Monday 15 August 2011

104. DWELLING 2-5 by DEBORAH J. BATT



Cork Street Open Exhibition

I chose this beautiful painting from among the 200+ artworks on display partly because it poses so many questions.

The perspective is striking.  Where is the viewer standing? Too low to see the whole building, so do I  have to imagine the lower storey – and maybe a basement? And where is the pavement? Am I standing on solid ground? Perhaps the house is tilting  backwards? Who lives next door? What sort of street are we looking at? Do those busy fire escapes mean we’re looking at the back of the building? If it is the back, what’s the front like? 

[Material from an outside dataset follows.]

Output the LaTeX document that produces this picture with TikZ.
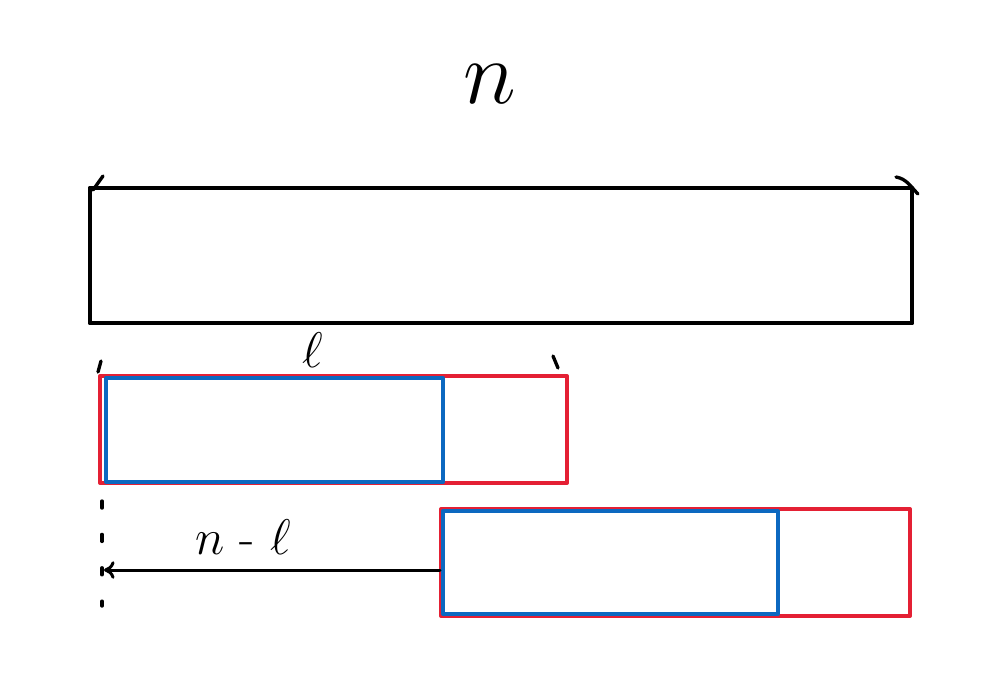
\documentclass[tikz,border=0pt]{standalone}
\usetikzlibrary{arrows.meta}

\definecolor{penred}{RGB}{228,32,52}
\definecolor{penblue}{RGB}{12,104,192}

\tikzset{
    whole/.style={draw=black, line width=2.8pt},
    outer/.style={draw=penred, line width=2.3pt},
    inner/.style={draw=penblue, line width=2.3pt},
    tick/.style={black, line width=1.9pt},
    label/.style={font=\LARGE, scale=1.65},
}

\begin{document}
\begin{tikzpicture}[x=0.02cm, y=-0.02cm, line cap=round, line join=round]
\useasboundingbox (0,0) rectangle (1006,674);

% the whole string of length n
\draw[whole] (90,188) rectangle (912,323);
\draw[tick] (93,190) -- (103,176);
\draw[tick] (896,177) to[out=-10,in=135] (918,194);
\node[label, scale=1.8] (n) at (490,84) {$n$};

% first window of length l
\draw[outer] (100,376) rectangle (567,483);
\draw[inner] (106,378) rectangle (443,482);
\draw[tick] (98,372) -- (101,361);
\draw[tick] (553,356) -- (558,368);
\node[label] (l) at (313,350) {$\ell$};

% shifted window
\draw[outer] (441,509) rectangle (910,616);
\draw[inner] (443,511) rectangle (778,614);

% the shift n - l
\draw[tick, dash pattern=on 4pt off 15pt] (102,501) -- (102,606);
\coordinate (from) at (440,570);
\coordinate (to) at (104,570);
\draw[line width=1.7pt, -{To[length=6pt,width=10pt]}] (from) -- (to);
\node[label] (nl) at (243,537) {$n$ - $\ell$};

\end{tikzpicture}
\end{document}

If the stairs are arrows directing us out of the picture, the solid geometrical street lamp puts a stop to that with a reassuring light. Because the artist doesn’t allow us to linger around the building. The stairways and the lamp post and the triangular attic windows point us onwards and upwards.  Then we are sailing through a beautiful iridescent blue which fills most of the painting, its purity untroubled by clouds or smoke or birds or any other diversion.

The economy of colour and design and structure is perfect, but this is not an abstract pattern. One house has a door ajar and some windows are open. Is someone going to step out onto a balcony? We're glimpsing a mini neighbourhood, a community.

 ‘All my work originates from the idea of community, the towns and structures we build, and the way we shape and destroy the natural and urbanised landscape’. But there is optimism in the air, especially in that stunning blue sky.  The artist describes herself as interested in maps and aerial photography and ‘looking at things from a multi-layered perspective’. This means  showing ‘the shape of the environment as it changes, diminishing in one direction, growing in another’.

copyright Deborah Jane Batt
I tracked down one of the artist’s abstract works on the internet. The title echoes the title of the painting above: Community 2-5.